GOP leader: Immigration bill's future still uncertain
POSTED: 10:55 p.m. EDT, June 17, 2007
http://www.cnn.com/2007/POLITICS/06/17/ ... index.html


WASHINGTON (CNN) -- The Senate should wrap up work on a sweeping overhaul of U.S. immigration laws before July 4, but its odds of passage remain uncertain, Senate Minority Leader Mitch McConnell said Sunday.
"It's hard to know whether the votes will be there to pass it or not," McConnell said on CBS' "Face the Nation."
McConnell predicted the Senate would wrap up work on the measure "one way or the other" before the holiday.
Senate Majority Leader Harry Reid, D-Nevada, yanked the bill off the floor June 7 after supporters failed to muster the votes necessary to cut off debate on a series of amendments and bring the bill to a vote. Many said the amendments being considered at the time were nibbling away at the bill's delicate political balance and core aims.
But Senate leaders agreed to bring the measure back after reaching a deal Thursday to consider about 20 amendments, split evenly between Democratic and Republican proposals.
Bush has made reforming U.S. immigration law a priority for his second term, and Thursday's breakthrough came after he backed an amendment to use $4.4 billion in fees raised by the legislation to boost border security and prevent illegal immigrants from being hired in workplaces. (Watch who wants to pass the immigration bill )
The proposal was an effort to woo critics who say the bill needs to place more emphasis on border security.
The bill would create a guest-worker program to let migrant workers from other countries work temporarily in the United States, a plan that critics have said would create a permanent underclass of poor, low-skill workers.
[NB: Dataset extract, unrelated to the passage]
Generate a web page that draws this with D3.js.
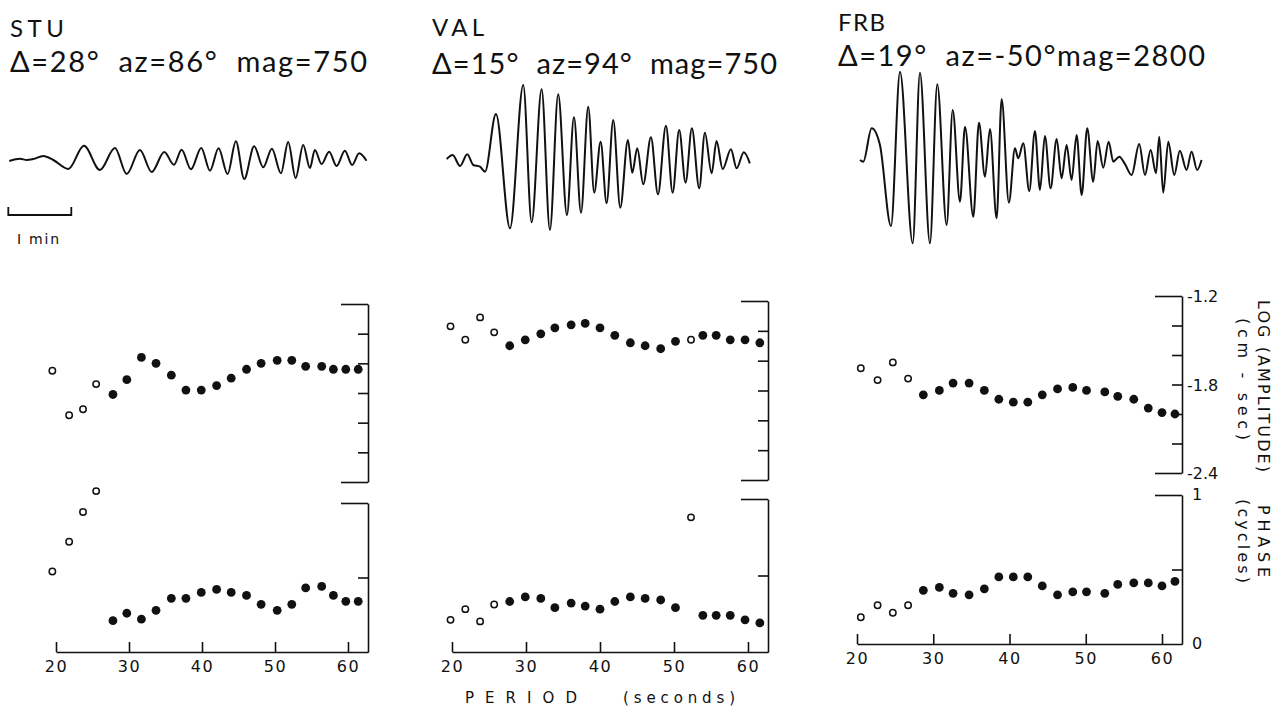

The bill's most controversial measure is the creation of a pathway to legal status and eventual citizenship for the estimated 12 million illegal immigrants already in the country -- a plan critics denounce as "amnesty." (Watch debate over 'earned citizenship' )
The plan has its critics in both houses of Congress, and Rep. Duncan Hunter, R-California, told CNN's "Late Edition with Wolf Blitzer" that the Bush-backed amendment is "a terrible trade."
"Border security is the obligation of the American government," said Hunter, a GOP presidential candidate. "That's like saying we'll send enough bullets to our troops in the field in Iraq or Afghanistan if you do something else, if you in Congress will make the right move. That should be a given."
Sen. John Cornyn, R-Texas, called Bush's plan "a good idea." But he added, "That alone is not going to satisfy the concerns about whether we are really going to build a workable system."
"Part of the problem is the American people look at this and they remember what happened in '86, when they were told, if you'll accept a one-time amnesty, then we'll get true enforcement," he told CNN. "Well, we all know what happened. We got an amnesty, but no enforcement."
But Sen. Lindsey Graham, R-South Carolina, said it would be "political malpractice" to simply focus on current law without addressing the status of the immigrants now in the United States illegally.
"This is no longer about immigration reform. This is about, can we govern ourselves?" Graham said. "Can Republicans and Democrats sit down at a table and do the hard things, or are those days behind us? I am confident that the Senate will deliver."